The handle of the Plough points roughly towards the constellation of Boötes, in which is the brilliant first magnitude star Arcturus. This star is of an orange tint.
Between Boötes and Lyra lie the constellations of Corona Borealis (or the Northern Crown) and Hercules. The chief feature of Corona Borealis, which is a small constellation, is a semicircle of six small stars, the brightest of which is of the second magnitude. The constellation of Hercules is very extensive, but contains no star brighter than the third magnitude.
Near to Lyra, on the side away from Hercules, are the constellations of Cygnus and Aquila. Of the two, the former is the nearer to the Pole Star, and will be recognised by an arrangement of stars widely set in the form of a cross, or perhaps indeed more like the framework of a boy's kite. The position of Aquila will be found through the fact that three of its brightest stars are almost in a line and close together. The middle of these is Altair, a yellowish star of the first magnitude.

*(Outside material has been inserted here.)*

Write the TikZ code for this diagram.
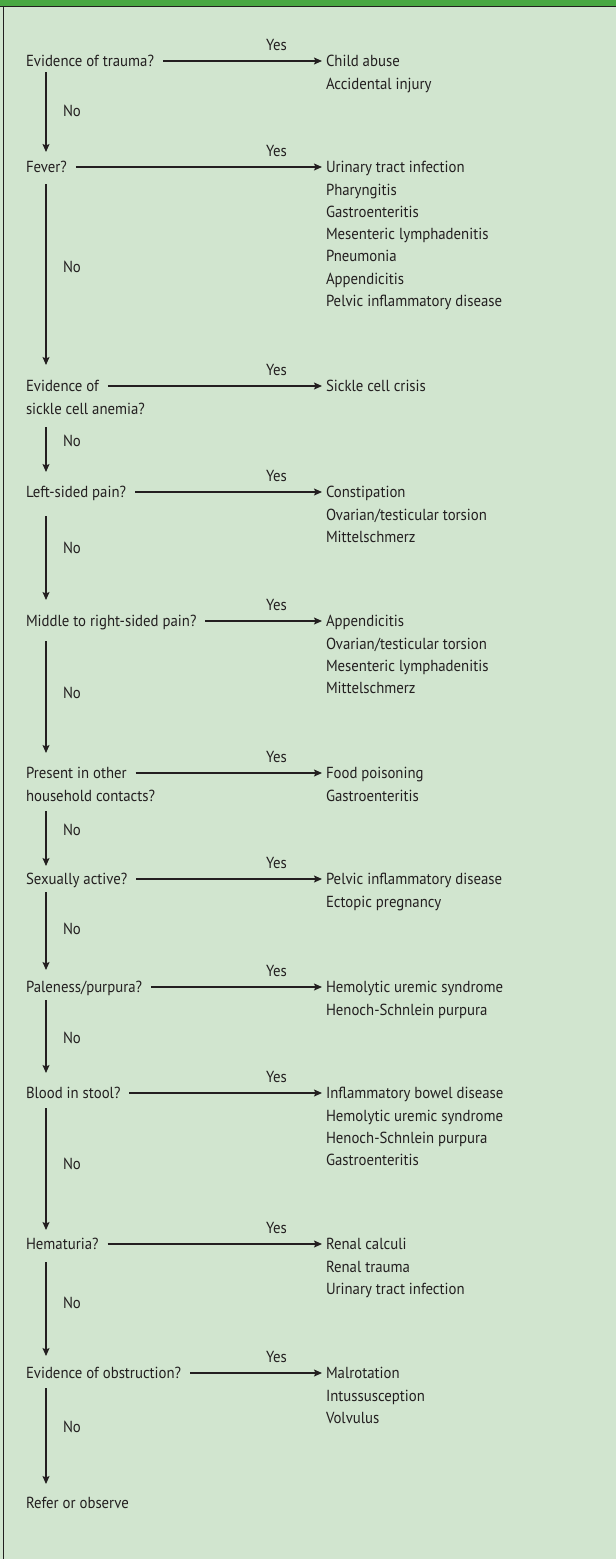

At a little distance from Ursa Major, on the side away from the Pole Star, is the constellation of Leo, or the Lion. Its chief feature is a series of seven stars, supposed to form the head of that animal. The arrangement of these stars is, however, much more like a sickle, wherefore this portion of the constellation is usually known as the "Sickle of Leo." At the end of the handle of the sickle is a white first magnitude star—Regulus.

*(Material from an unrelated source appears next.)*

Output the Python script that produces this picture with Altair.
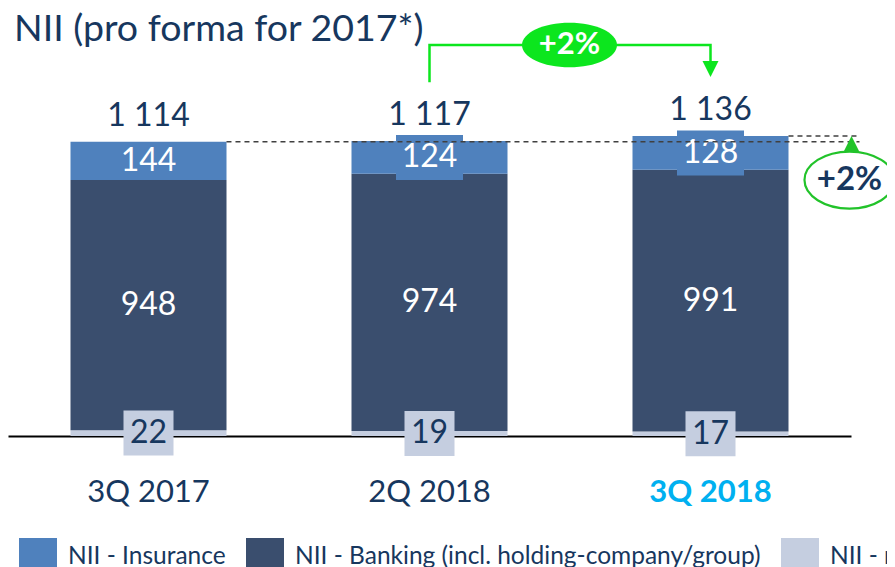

The reader will, no doubt, recollect that it is from a point in the Sickle of Leo that the Leonid meteors appear to radiate.
The star second in brightness in the constellation of Leo is known as Denebola. This star, now below the second magnitude, seems to have been very much brighter in the past. It is noted, indeed, as a brilliant first magnitude star by Al Sufi, that famous Persian astronomer who lived, as we have seen, in the tenth century. Ptolemy also notes it as of the first magnitude.
In the neighbourhood of Auriga, and further than it from the Pole Star, are several remarkable constellations—Taurus, Orion, Gemini, Canis Minor, and Canis Major ([see Plate XX.], p. 296).
The first of these, Taurus (or the Bull), contains two conspicuous star groups—the Pleiades and the Hyades. The Pleiades are six or seven small stars quite close together, the majority of which are of the fourth magnitude. This group is sometimes occulted by the moon. The way in which the stars composing it are arranged is somewhat similar to that in the Plough, though of course on a scale ever so much smaller. The impression which the group itself gives to the casual glance is thus admirably pictured in Tennyson's Locksley Hall:—
"Many a night I saw the Pleiads, rising through the mellow shade,
Glitter like a swarm of fire-flies tangled in a silver braid."